Supplied data —
* * * * * * * * *
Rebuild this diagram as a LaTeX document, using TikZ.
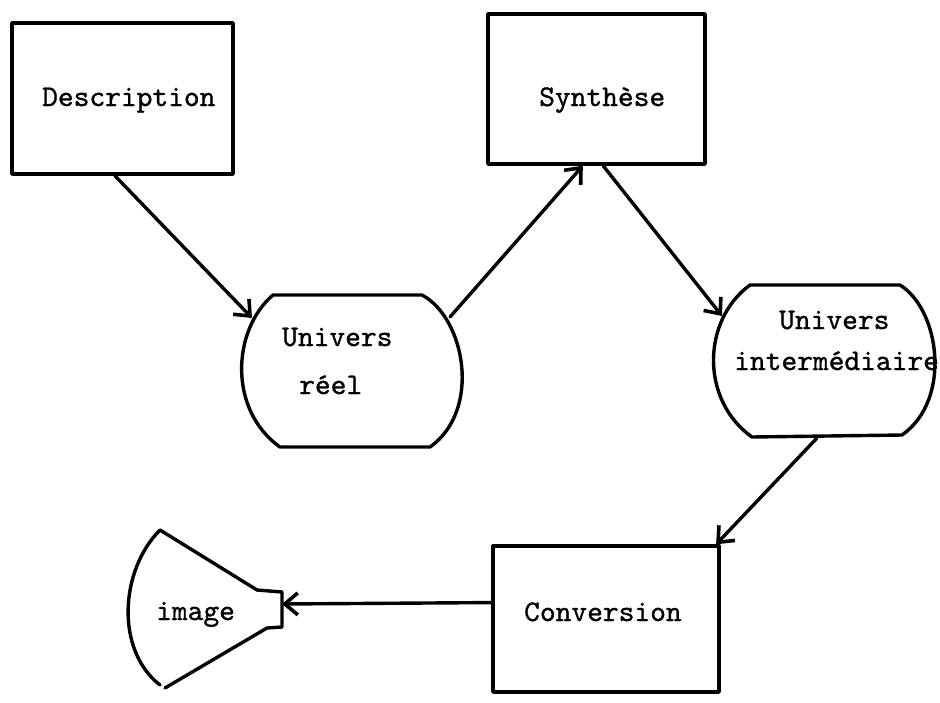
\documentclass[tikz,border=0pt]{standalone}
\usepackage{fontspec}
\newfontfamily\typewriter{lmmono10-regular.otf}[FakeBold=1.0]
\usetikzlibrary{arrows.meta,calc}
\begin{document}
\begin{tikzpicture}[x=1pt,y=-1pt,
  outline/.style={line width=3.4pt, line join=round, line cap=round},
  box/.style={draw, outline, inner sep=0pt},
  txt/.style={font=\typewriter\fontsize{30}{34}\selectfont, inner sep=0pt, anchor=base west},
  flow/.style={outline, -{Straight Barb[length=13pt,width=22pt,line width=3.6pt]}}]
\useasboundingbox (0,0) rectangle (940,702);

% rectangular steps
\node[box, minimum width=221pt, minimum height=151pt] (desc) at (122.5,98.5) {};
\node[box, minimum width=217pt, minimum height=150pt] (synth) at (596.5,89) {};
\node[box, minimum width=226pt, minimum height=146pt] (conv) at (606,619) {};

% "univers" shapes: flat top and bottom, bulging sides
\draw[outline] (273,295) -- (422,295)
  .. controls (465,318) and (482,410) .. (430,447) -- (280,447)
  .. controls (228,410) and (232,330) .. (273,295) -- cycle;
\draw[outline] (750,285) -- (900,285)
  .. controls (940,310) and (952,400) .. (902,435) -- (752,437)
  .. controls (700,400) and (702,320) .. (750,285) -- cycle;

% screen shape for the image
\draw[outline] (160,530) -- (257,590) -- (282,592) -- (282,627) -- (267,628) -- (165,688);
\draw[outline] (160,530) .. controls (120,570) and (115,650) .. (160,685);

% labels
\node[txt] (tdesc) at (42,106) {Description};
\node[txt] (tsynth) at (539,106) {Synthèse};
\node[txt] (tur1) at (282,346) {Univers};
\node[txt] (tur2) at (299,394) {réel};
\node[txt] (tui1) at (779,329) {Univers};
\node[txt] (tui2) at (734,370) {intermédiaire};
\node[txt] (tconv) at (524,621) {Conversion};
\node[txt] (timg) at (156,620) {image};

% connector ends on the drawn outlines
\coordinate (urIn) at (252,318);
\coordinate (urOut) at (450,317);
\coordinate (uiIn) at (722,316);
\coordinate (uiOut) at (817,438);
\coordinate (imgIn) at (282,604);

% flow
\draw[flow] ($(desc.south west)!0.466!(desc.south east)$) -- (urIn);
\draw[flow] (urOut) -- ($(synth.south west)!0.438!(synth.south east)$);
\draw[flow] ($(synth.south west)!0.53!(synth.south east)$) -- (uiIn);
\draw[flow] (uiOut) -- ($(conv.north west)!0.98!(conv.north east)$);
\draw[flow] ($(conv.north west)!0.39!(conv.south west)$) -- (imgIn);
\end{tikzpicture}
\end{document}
* * * * * * * * *
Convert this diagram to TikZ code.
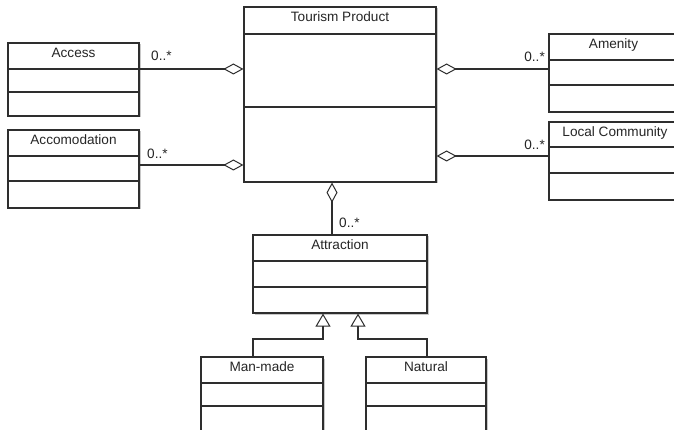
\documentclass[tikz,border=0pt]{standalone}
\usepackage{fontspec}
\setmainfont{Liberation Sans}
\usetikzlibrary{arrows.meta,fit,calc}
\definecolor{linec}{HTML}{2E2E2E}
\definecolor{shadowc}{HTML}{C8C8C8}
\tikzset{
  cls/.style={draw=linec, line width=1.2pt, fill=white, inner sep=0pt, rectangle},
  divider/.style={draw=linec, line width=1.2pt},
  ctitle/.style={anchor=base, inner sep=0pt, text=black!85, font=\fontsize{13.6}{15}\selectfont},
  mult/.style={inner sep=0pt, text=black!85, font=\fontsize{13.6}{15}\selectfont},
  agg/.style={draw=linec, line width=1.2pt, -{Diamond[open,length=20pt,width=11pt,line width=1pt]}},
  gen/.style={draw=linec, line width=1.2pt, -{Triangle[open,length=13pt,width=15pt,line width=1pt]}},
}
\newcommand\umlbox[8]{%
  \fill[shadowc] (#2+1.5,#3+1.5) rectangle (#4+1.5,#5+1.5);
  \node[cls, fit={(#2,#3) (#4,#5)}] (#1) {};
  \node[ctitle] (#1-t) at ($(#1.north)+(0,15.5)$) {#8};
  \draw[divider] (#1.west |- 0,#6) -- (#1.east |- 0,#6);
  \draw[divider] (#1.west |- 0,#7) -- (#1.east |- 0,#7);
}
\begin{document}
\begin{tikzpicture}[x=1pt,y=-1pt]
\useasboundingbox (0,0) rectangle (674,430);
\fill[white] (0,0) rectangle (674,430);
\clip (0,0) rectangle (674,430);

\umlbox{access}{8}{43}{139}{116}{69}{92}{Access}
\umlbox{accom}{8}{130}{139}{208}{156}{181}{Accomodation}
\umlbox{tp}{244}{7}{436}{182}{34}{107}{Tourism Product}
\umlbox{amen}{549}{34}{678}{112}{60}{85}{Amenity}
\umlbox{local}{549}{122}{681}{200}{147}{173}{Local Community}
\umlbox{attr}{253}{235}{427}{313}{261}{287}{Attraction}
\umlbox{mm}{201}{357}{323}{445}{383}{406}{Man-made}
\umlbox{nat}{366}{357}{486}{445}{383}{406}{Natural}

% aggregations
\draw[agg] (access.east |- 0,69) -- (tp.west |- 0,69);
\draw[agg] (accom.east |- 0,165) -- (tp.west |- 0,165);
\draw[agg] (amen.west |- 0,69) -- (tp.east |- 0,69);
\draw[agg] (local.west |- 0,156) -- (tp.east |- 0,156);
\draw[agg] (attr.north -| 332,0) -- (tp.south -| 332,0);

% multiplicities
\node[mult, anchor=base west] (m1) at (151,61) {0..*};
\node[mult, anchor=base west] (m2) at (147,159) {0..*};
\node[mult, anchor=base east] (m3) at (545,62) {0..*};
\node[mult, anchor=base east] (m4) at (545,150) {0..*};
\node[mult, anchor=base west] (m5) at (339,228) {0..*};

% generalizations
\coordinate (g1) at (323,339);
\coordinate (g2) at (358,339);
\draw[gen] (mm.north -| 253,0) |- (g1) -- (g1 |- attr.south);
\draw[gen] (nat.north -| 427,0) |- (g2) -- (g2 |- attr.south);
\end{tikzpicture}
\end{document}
* * * * * * * * *
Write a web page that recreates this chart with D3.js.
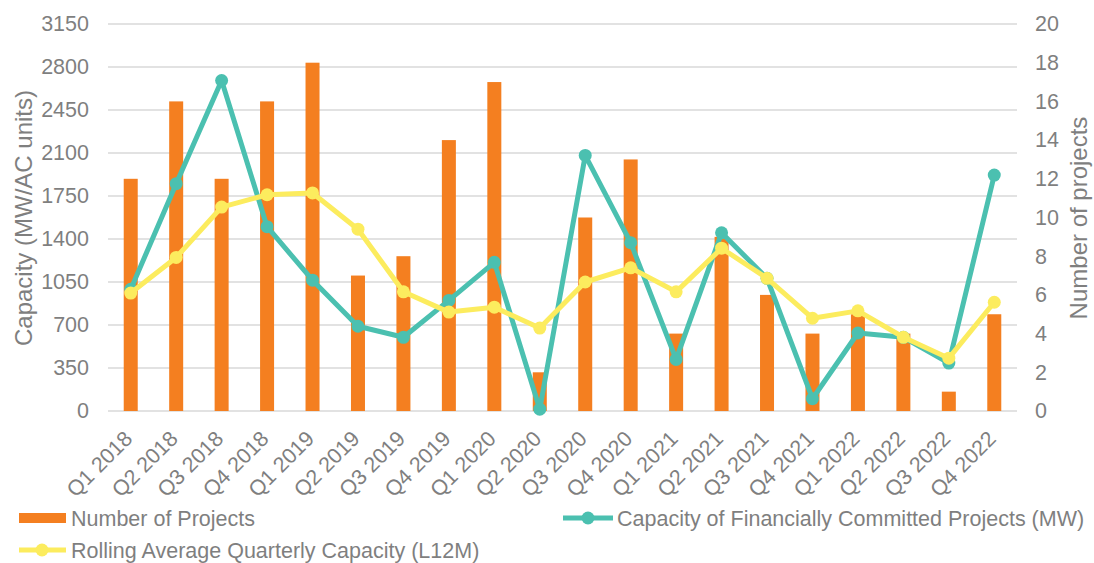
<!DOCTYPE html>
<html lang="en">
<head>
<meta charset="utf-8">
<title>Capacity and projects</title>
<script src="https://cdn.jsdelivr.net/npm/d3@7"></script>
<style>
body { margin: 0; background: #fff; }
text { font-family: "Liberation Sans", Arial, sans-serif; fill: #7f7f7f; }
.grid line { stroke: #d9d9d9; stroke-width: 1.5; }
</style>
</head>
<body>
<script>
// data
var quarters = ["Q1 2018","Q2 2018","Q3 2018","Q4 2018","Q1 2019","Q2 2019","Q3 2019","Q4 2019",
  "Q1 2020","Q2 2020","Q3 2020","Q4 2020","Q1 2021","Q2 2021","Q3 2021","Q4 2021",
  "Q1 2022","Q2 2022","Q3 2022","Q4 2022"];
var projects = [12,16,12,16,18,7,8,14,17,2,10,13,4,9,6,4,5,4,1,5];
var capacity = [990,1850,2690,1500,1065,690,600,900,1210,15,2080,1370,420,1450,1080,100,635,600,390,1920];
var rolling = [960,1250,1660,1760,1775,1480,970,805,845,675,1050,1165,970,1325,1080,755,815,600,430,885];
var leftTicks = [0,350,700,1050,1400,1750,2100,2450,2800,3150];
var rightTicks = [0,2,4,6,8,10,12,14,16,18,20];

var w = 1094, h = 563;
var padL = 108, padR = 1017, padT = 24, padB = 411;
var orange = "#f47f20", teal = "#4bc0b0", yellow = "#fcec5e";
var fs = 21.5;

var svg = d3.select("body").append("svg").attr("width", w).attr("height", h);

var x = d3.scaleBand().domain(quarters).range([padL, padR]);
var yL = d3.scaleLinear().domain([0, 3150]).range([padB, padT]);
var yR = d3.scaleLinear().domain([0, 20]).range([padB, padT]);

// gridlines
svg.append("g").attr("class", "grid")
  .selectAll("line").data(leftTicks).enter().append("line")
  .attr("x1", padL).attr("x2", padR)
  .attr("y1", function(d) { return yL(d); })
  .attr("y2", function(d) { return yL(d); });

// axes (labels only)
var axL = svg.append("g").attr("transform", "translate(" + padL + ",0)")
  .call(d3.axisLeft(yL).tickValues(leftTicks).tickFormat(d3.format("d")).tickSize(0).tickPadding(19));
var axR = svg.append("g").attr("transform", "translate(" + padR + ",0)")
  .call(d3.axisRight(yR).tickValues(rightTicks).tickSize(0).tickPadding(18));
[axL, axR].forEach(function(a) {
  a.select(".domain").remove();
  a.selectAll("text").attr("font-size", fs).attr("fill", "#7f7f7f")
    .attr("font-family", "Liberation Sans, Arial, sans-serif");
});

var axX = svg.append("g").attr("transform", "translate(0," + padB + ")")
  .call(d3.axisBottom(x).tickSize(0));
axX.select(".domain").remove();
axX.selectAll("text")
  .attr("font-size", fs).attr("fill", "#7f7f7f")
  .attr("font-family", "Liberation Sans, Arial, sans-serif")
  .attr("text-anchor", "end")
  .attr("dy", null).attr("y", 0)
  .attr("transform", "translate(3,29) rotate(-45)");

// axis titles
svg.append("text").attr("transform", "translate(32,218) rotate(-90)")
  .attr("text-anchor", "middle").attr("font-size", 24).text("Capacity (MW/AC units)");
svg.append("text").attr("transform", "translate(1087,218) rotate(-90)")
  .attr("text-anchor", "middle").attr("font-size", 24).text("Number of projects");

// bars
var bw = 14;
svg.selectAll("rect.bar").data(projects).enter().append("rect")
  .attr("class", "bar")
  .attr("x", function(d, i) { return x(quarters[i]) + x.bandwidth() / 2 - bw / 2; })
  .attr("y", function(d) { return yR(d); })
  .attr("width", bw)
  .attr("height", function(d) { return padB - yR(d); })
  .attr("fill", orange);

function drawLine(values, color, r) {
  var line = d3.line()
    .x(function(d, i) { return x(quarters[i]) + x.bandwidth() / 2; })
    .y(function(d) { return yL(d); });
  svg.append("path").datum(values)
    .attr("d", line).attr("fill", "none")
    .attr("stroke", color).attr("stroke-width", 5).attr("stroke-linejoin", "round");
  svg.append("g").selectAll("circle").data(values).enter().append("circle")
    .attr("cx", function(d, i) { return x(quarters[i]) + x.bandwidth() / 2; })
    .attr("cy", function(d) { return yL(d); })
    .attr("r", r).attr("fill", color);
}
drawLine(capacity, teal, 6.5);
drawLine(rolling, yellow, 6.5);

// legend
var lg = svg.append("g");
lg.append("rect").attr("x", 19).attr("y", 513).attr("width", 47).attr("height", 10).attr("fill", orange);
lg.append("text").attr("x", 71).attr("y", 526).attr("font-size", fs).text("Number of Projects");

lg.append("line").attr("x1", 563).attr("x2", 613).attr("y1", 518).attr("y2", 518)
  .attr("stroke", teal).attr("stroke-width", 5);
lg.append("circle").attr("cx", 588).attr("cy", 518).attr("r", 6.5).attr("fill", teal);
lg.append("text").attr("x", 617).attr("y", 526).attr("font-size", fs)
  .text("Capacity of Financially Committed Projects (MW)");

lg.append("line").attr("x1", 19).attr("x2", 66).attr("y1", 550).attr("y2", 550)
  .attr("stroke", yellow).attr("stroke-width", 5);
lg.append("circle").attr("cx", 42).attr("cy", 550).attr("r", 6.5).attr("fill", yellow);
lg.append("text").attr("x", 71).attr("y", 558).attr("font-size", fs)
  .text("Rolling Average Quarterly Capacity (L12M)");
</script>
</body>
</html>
* * * * * * * * *
What you will do —
Return from the data every line that holds "diagram".

Task answer —
Rebuild this diagram as a LaTeX document, using TikZ.
Convert this diagram to TikZ code.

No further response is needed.